The memorandum of agreement makes modifications in several provisions of the expired County-PBA agreement which relate to union security issues. It provides that the County will only deduct dues for the FOP; that dues deductions for the PBA will terminate and that all agency shop or representation fee payments to the PBA shall cease. One union security issue which the memorandum does not
* The agreement is the same one referrred to in Exhibit B to the stipulated facts. [See A.B.D. No. 91-2 at 9, n.3.]
address is the issue of representation fees to the FOP. Accordingly we find that the agreement did not give the FOP a right to collect representation fees in lieu of dues from the petitioners prior to September 1, 1988. As explained in A.B.D. No. 91-2, the provisions of the County-PBA contract which were based upon the assumption that the PBA was the majority representative became void when that assumption was no longer true. A new majority representative is not deemed a successor of the ousted union.
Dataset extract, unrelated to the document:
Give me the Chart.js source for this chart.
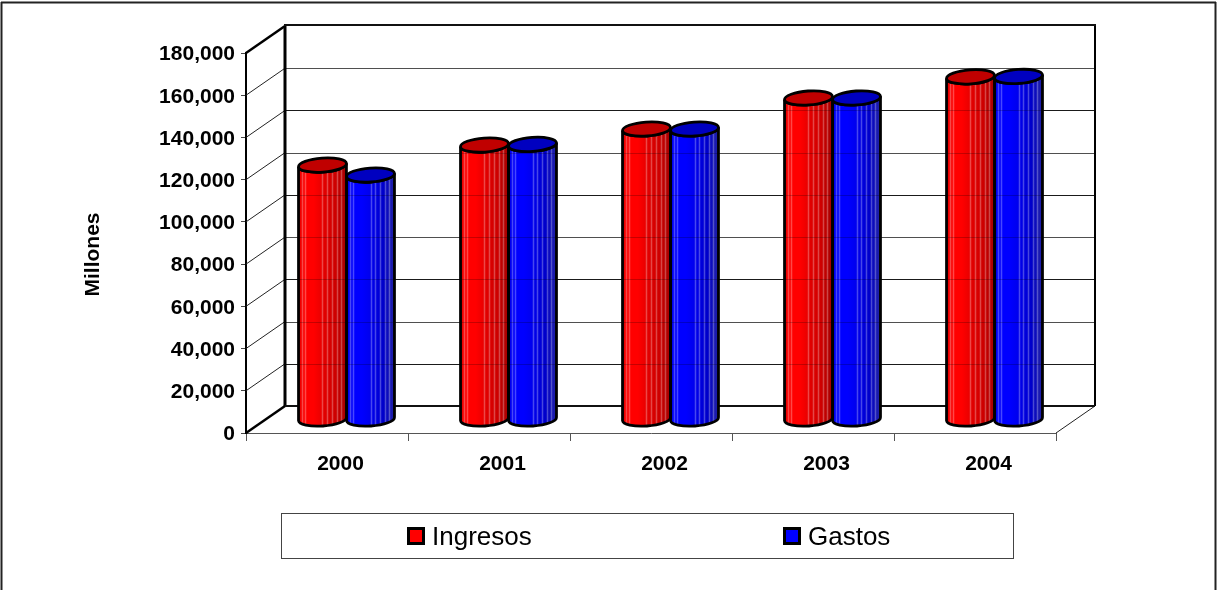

The other provisions of the agreeement which set the terms and conditions of employment remained unchanged because they could not be altered except through negotiations with the new majority representative, the FOP. Thus the April 15, 1988 agreement between the County and the FOP was effective to give the FOP the right to exclusive dues deductions and to provide that employees who wished to pay dues to the PBA could no longer do so through payroll deductions. It is silent on the FOP's right to collect representation fees and is not a written agreement signed by the majority representative and the public employer which authorized the collection of representation fees from the petitioners for the period prior to September 1, 1988.
Petitioner's motion to reconsider and supplement the record is granted. On reconsideration A.B.D. No. 91-2 is unchanged.
BY ORDER OF THE APPEAL BOARD
WILLIAM L. NOTO
Chairman Noto, Board Members Dorf and Verhage voted in favor of this decision.